Ignacio Camacho avisa al Estado de que el Parlamento catalán le está echando un pulso y que se ha convertido en un verdadero examen para el Gobierno impedir esa declaración de separatismo. Si lo logra, habrá afianzado sus reales, pero de lo contrario habrá comenzado su camino hacia el resquebrajamiento y, de paso, a que otras regiones tomen mal ejemplo:
Un Parlamento regional español no puede votar su separación de España. A partir de esta evidencia, el pleno de la llamada «desconexión» catalana representa la auténtica prueba de contraste de la fortaleza del Estado. Todas las proclamas y declaraciones aireadas estos días como respuesta a la intentona rupturista -el pacto de unidad constitucional, la voluntad de defensa de la ley y el propio compromiso nacional de nuestra dirigencia política- se van a enfrentar de aquí al lunes a un examen inmediato.

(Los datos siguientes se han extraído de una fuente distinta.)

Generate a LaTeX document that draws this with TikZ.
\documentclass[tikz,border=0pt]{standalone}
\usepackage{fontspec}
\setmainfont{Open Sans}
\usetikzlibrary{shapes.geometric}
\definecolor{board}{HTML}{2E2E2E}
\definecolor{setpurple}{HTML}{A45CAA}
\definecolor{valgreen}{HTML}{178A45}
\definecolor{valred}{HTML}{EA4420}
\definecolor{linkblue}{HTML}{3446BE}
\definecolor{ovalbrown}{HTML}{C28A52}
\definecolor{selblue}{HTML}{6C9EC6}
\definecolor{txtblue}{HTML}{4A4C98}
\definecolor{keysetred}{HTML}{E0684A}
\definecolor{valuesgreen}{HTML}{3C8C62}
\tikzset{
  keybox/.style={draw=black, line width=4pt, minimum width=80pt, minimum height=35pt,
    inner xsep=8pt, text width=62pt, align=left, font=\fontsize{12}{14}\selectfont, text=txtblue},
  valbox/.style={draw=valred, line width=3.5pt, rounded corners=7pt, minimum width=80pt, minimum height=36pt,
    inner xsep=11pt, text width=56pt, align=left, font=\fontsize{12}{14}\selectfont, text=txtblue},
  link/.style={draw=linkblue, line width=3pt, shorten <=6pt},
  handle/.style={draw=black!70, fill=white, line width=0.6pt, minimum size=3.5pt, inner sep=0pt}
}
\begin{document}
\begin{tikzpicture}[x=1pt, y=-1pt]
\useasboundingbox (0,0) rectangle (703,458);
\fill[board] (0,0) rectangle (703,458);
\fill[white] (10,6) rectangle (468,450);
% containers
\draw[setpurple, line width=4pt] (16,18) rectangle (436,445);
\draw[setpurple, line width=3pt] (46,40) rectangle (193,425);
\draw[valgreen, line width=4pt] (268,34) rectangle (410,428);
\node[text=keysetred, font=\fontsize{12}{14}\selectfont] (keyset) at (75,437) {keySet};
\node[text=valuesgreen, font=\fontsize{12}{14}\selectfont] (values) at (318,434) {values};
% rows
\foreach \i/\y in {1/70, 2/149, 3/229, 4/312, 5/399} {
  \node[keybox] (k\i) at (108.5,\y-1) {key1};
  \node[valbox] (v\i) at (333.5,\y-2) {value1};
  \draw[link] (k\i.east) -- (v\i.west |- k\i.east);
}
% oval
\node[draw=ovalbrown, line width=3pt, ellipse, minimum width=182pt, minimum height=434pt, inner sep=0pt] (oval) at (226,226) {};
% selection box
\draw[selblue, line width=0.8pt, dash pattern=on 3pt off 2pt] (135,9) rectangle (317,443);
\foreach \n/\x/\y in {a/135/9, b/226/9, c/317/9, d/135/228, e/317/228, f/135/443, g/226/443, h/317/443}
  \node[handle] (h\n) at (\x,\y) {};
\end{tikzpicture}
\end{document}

Dado el desafío expreso de los soberanistas a la ley y al propio reglamento de la Cámara no habrá matices en la evaluación, al margen de que la declaración carezca de valor legal alguno: si la votación tiene lugar, suspenso. Si no se celebra, aprobado.
Puntualiza:
Esa resolución no dejará posibilidad alguna de marcha atrás. De producirse, el Estado tendrá que irrumpir en la crisis catalana con todos los recursos a su alcance, lo que precipitaría el conflicto entre instituciones en plena campaña electoral y acaso obligaría a los españoles a votar, por segunda vez en once años, en circunstancias de grave excepcionalidad política. Además, el independentismo se sentiría triunfante en su actitud retadora de hechos consumados, que se basa en la expresión e imposición de su designio mitológico a despecho de cualquier traba. La secesión adquiriría entre sus partidarios el rango de un proceso imparable. Por eso, simplemente, la moción no se puede votar. Ha de ser recurrida, suspendida o denegada y, si fuere necesario, impedida.
Señala que:
Hace demasiado tiempo que los separatistas se han acostumbrado a las victorias de facto, al triunfo de su desobediencia por desistimiento de quienes tienen la responsabilidad de frenarla. A modo de anécdota simbólica, su envalentonamiento es tal que han desafiado multitudinariamente la prohibición de la UEFA de exhibir en los partidos de Champions símbolos políticos como la bandera estelada. El organismo del fútbol europeo, que ya ha sancionado dos veces al Barça por esa razón, tendrá que decidir si permite o no que le tomen el pelo con reiteración y chulería, pero España es algo más serio y firme que una federación de asociaciones deportivas. España es una nación que dispone de toda la energía civil, jurídica y política de su Estado. Y no puede permitirse más derrotas de las que ya ha concedido. No sin hacerse un daño irreparable en su cohesión y en su estructura.
Y finaliza:
Una y otra vez, el nacionalismo ha probado que siempre está dispuesto a llegar más lejos de lo que la dirigencia del país ha calculado. Más allá de la ley, por supuesto, pero también de la sensatez, de la prudencia, de la anormalidad, incluso. Más allá de cualquier límite. Éste, sin embargo, no lo puede traspasar. Se trata de una cuestión de principios. Principios de autoridad democrática, principios de convivencia, principios de Estado.